Rowe referenced a recent controversial remark made by Baker. “He said to the reporter, ‘Last question, Sweetheart,” she said. Universal grimacing among the attendees soon turned to laughter, however, when she pulled out a poster and badges that stated, “I’m not your sweetheart, Charlie!” and began passing them out to women.
It was then Coakley’s turn to praise the mentor in the room. “You have to go back from Patrick to this guy to realize what we’ve gone through in this state,” she said, as she heaped praise on the assembled as well (“Last year you signed and promoted petitions to raise minimum wage – you did that!”) and her co-candidates (“Any one of the five of us would make a better governor of Massachusetts than my opponent, Charlie Baker”), as well as her former primary Democratic rival, Steve Grossman.
But it was the state’s youngest residents that truly inspired her passions. “Most of the people in this room get that opportunity to go to good schools,” she said. “That’s not the case around the state. I’ve worked with kids most of my life – it makes a difference. We need to give kids a chance to find a dream and go follow it,” she said, stating that in 2020, 70 percent of our jobs would require skills in science, technology, engineering, and math. “And Barbara Grossman will help to bring in arts,” she said, relating her recent time spent learning coding in teacher Paul Marques’ class at Malden High School. “The students speak 70 different languages, and they are doing very well,” she said.
“We know that Massachusetts is a great state right now – but I hear my opponent say let’s be great,” she said. “I’ve spent most of my life looking out for kids who need early education, computer science, those kids whose parents need earned sick time and minimum wage to help them make a decent living.” She painted a stark difference in outlook between the two parties. “Republicans see those at the top, CEOs. There’s nothing wrong with that, but we want that opportunity for everybody,” she said.

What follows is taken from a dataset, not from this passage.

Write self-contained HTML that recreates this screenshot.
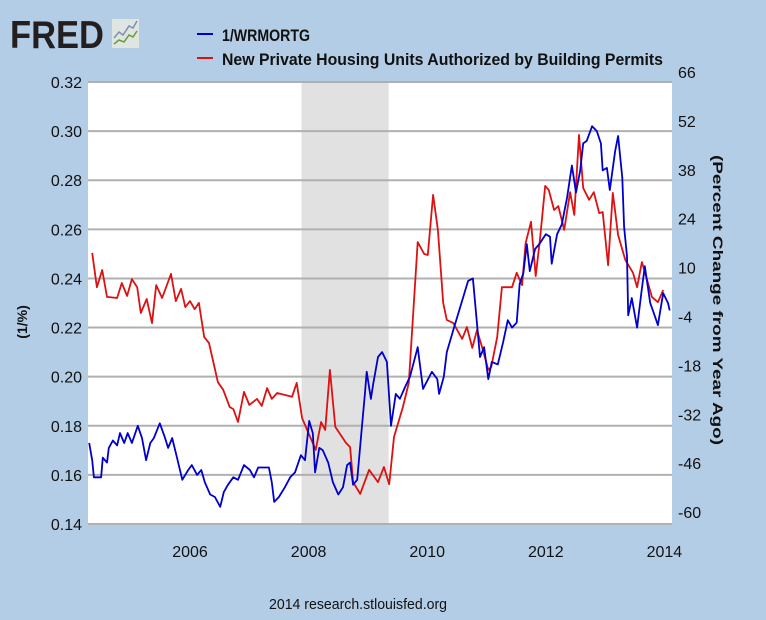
<!DOCTYPE html>
<html><head><meta charset="utf-8"><style>
body{margin:0;background:#b4cde6;}
svg{display:block;font-family:"Liberation Sans",sans-serif;}
</style></head><body>
<svg id="chart" width="766" height="620" viewBox="0 0 766 620" xmlns="http://www.w3.org/2000/svg">
<rect x="0" y="0" width="766" height="620" fill="#b4cde6"/>
<g>
<text x="10" y="48" font-size="39" font-weight="bold" fill="#231f20" textLength="94" lengthAdjust="spacingAndGlyphs">FRED</text>
<rect x="112" y="19" width="27" height="29" fill="#dfe5e0"/>
<polyline points="114,38 119,32 123,35 129,26 133,28 137,21" fill="none" stroke="#7d8fb4" stroke-width="1.5"/>
<polyline points="114,44 119,40 124,42 129,35 133,37 137,31" fill="none" stroke="#6a9a3a" stroke-width="1.5"/>
</g>
<g>
<line x1="197" y1="34" x2="213" y2="34" stroke="#0000cc" stroke-width="2"/>
<text x="222" y="41" font-size="17" font-weight="bold" fill="#111" textLength="88" lengthAdjust="spacingAndGlyphs">1/WRMORTG</text>
<line x1="197" y1="58" x2="213" y2="58" stroke="#dd1111" stroke-width="2"/>
<text x="222" y="65" font-size="17" font-weight="bold" fill="#111" textLength="441" lengthAdjust="spacingAndGlyphs">New Private Housing Units Authorized by Building Permits</text>
</g>
<rect x="88" y="82" width="584" height="442" fill="#ffffff"/>
<g id="rec"></g><g id="grid"></g><g id="axes"></g><g id="series"></g>
<text transform="translate(27,322) rotate(-90)" text-anchor="middle" font-size="14" font-weight="bold" fill="#111">(1/%)</text>
<text transform="translate(713,300) rotate(90)" text-anchor="middle" font-size="14" font-weight="bold" fill="#111" textLength="290" lengthAdjust="spacingAndGlyphs">(Percent Change from Year Ago)</text>
<text x="358" y="609" text-anchor="middle" font-size="15" fill="#111" textLength="178" lengthAdjust="spacingAndGlyphs">2014 research.stlouisfed.org</text>
</svg>
<script>
const leftTicks=[0.14,0.16,0.18,0.20,0.22,0.24,0.26,0.28,0.30,0.32];
const rightTicks=[-60,-46,-32,-18,-4,10,24,38,52,66];
const xTicks=[2006,2008,2010,2012,2014];
const recession=[2007.88,2009.35];
const blueDates=[2004.30,2004.35,2004.38,2004.45,2004.50,2004.53,2004.60,2004.63,2004.70,2004.77,2004.82,2004.89,2004.95,2005.02,2005.12,2005.19,2005.26,2005.33,2005.39,2005.49,2005.58,2005.63,2005.70,2005.78,2005.87,2005.97,2006.03,2006.12,2006.19,2006.25,2006.34,2006.42,2006.51,2006.57,2006.64,2006.73,2006.81,2006.91,2007.01,2007.08,2007.15,2007.26,2007.33,2007.38,2007.42,2007.50,2007.60,2007.69,2007.77,2007.87,2007.94,2008.01,2008.07,2008.11,2008.18,2008.24,2008.33,2008.41,2008.50,2008.58,2008.65,2008.70,2008.75,2008.82,2008.90,2008.95,2008.98,2009.05,2009.09,2009.17,2009.24,2009.32,2009.39,2009.47,2009.54,2009.63,2009.71,2009.84,2009.93,2010.08,2010.17,2010.20,2010.28,2010.33,2010.44,2010.59,2010.69,2010.77,2010.82,2010.89,2010.96,2011.03,2011.09,2011.19,2011.28,2011.36,2011.43,2011.51,2011.56,2011.62,2011.68,2011.73,2011.82,2011.89,2012.00,2012.07,2012.10,2012.19,2012.27,2012.36,2012.44,2012.51,2012.58,2012.63,2012.69,2012.78,2012.86,2012.93,2012.96,2013.03,2013.08,2013.17,2013.22,2013.29,2013.32,2013.37,2013.39,2013.45,2013.54,2013.61,2013.67,2013.76,2013.82,2013.89,2013.98,2014.06,2014.09];
const blueValues=[0.173,0.166,0.159,0.159,0.159,0.167,0.165,0.171,0.174,0.172,0.177,0.173,0.177,0.173,0.180,0.175,0.166,0.173,0.175,0.181,0.175,0.171,0.175,0.167,0.158,0.162,0.164,0.160,0.162,0.157,0.152,0.151,0.147,0.153,0.156,0.159,0.158,0.164,0.162,0.159,0.163,0.163,0.163,0.157,0.149,0.151,0.155,0.159,0.161,0.168,0.166,0.182,0.177,0.161,0.171,0.170,0.165,0.157,0.152,0.155,0.164,0.165,0.156,0.158,0.180,0.193,0.202,0.191,0.197,0.208,0.210,0.206,0.180,0.193,0.191,0.196,0.200,0.212,0.195,0.202,0.199,0.193,0.200,0.210,0.219,0.231,0.239,0.240,0.227,0.208,0.212,0.199,0.206,0.205,0.214,0.223,0.220,0.222,0.238,0.242,0.254,0.243,0.252,0.254,0.258,0.257,0.246,0.258,0.262,0.273,0.286,0.275,0.284,0.295,0.296,0.302,0.300,0.295,0.284,0.285,0.276,0.292,0.298,0.281,0.261,0.249,0.225,0.232,0.220,0.234,0.245,0.230,0.226,0.221,0.234,0.230,0.227];
const redDates=[2004.35,2004.43,2004.52,2004.60,2004.77,2004.85,2004.94,2005.02,2005.11,2005.17,2005.27,2005.36,2005.43,2005.53,2005.68,2005.76,2005.85,2005.92,2006.00,2006.08,2006.15,2006.24,2006.32,2006.47,2006.56,2006.67,2006.73,2006.81,2006.91,2007.00,2007.13,2007.21,2007.30,2007.38,2007.47,2007.72,2007.80,2007.89,2008.12,2008.21,2008.28,2008.36,2008.45,2008.63,2008.70,2008.75,2008.87,2009.02,2009.17,2009.27,2009.36,2009.44,2009.59,2009.69,2009.84,2009.95,2010.01,2010.10,2010.18,2010.27,2010.33,2010.44,2010.59,2010.67,2010.76,2010.84,2010.94,2011.03,2011.08,2011.18,2011.26,2011.43,2011.51,2011.60,2011.66,2011.75,2011.83,2011.90,2011.99,2012.05,2012.14,2012.21,2012.31,2012.41,2012.48,2012.56,2012.63,2012.73,2012.81,2012.90,2012.96,2013.05,2013.13,2013.22,2013.34,2013.47,2013.54,2013.62,2013.71,2013.79,2013.89,2013.98];
const redValues=[14.2,4.4,9.3,1.6,1.3,5.6,1.9,6.7,4.4,-3.0,1.0,-5.9,5.0,1.3,8.2,0.4,3.9,-1.3,0.4,-1.9,-0.1,-9.9,-11.6,-22.8,-25.0,-29.9,-30.5,-34.2,-25.6,-29.3,-27.6,-29.6,-24.5,-27.6,-25.9,-27.0,-23.0,-33.1,-42.2,-34.2,-36.5,-19.3,-35.6,-40.2,-41.4,-51.4,-54.8,-47.9,-51.4,-47.1,-52.0,-38.5,-29.9,-23.0,17.3,13.9,13.6,30.8,20.8,-0.1,-5.0,-5.9,-10.4,-7.0,-13.0,-7.9,-13.6,-19.3,-18.5,-9.9,4.4,4.4,8.5,5.0,17.0,23.1,7.6,17.9,33.4,32.2,26.5,27.6,20.8,31.6,25.1,48.0,32.8,29.4,31.6,25.6,25.9,10.7,31.4,19.3,12.2,8.5,4.4,11.6,6.4,1.6,0.1,3.6];

const NS='http://www.w3.org/2000/svg';
const L=88,R=672,T=82,B=524;
const xs=d=>190+(d-2006)*59.3;
const yl=v=>B-(v-0.14)/(0.32-0.14)*(B-T);
const yr=v=>72+(66-v)/14*48.9;
function mk(tag,attrs,parent){const e=document.createElementNS(NS,tag);for(const k in attrs)e.setAttribute(k,attrs[k]);parent.appendChild(e);return e;}
const gRec=document.getElementById('rec'),gGrid=document.getElementById('grid'),gAx=document.getElementById('axes'),gS=document.getElementById('series');

const rr=mk('rect',{x:xs(recession[0]),y:T,width:xs(recession[1])-xs(recession[0]),height:B-T,fill:'#e1e1e1'},gRec);



leftTicks.forEach(v=>{
  const ln=mk('line',{x1:L,x2:R,y1:yl(v),y2:yl(v),stroke:'#b0b0b0','stroke-width':2},gGrid);
  
  
  const t=mk('text',{x:82,y:yl(v)+6,'text-anchor':'end','font-size':16,fill:'#111'},gAx);
  t.textContent=v.toFixed(2);
  
  
});
rightTicks.forEach(v=>{
  const t=mk('text',{x:678,y:yr(v)+6,'font-size':16,fill:'#111'},gAx);
  t.textContent=String(v);
  
  
});
xTicks.forEach(v=>{
  const t=mk('text',{x:xs(v),y:557,'text-anchor':'middle','font-size':16,fill:'#111'},gAx);
  t.textContent=String(v);
  
  
});

const redPts=redDates.map((d,i)=>xs(d).toFixed(1)+','+yr(redValues[i]).toFixed(1)).join(' ');
const rl=mk('polyline',{points:redPts,fill:'none',stroke:'#dd1111','stroke-width':1.8,'stroke-linejoin':'round'},gS);


const bluePts=blueDates.map((d,i)=>xs(d).toFixed(1)+','+yl(blueValues[i]).toFixed(1)).join(' ');
const bl=mk('polyline',{points:bluePts,fill:'none',stroke:'#0000cc','stroke-width':1.8,'stroke-linejoin':'round'},gS);


</script>
</body></html>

“This is about managing – and I can put my management skills up against his anytime - this is about leadership and moving in to the 21st century, so that Massachusetts will continue to lead,” said Coakley. “Women have been overlooked, called sweetheart, and ignored. That’s not going to happen in my administration,” she said. “And if you have my back for the next three weeks, I’ll have yours for the next eight years.”
Democrat State Party chairman and state senator Tom McGee spoke about what inspired him to be a Democrat and chair of the party. “My grandmother, my dad (Thomas W. McGee, former state representative and speaker of the House)‘s mother, worked in a shoe factory in Lynn, before there was a minimum wage. She worked to unionize the Stitchers and Packer’s union in Lynn,” he said. “We all have similar stories.”
Smizik, who said he had been going door to door “for the Democratic party, not for myself,” and Norfolk County Commissioner Peter Collins spoke, as well as Devaney, who told a heart-rending tale of what inspired her to be on the Governor’s Council, which she said did not have committees or a chairman, and didn’t vote on legislation, but rather, on people. “We represent you,” she said, choking up emotionally as she told the audience about a friend she had 16 years ago who had a restraining order on her boyfriend, and went to court with a police officer who testified on her behalf. “The judge told her ‘you’re wasting my time, and wasting the court’s time,’” recalled Devaney. “Two weeks later, she was killed by her boyfriend.” It was the Governor’s Council that had elected this judge, and she then decided to join it.
“We’ve come a long way – we have five women on this ticket,” Devaney said.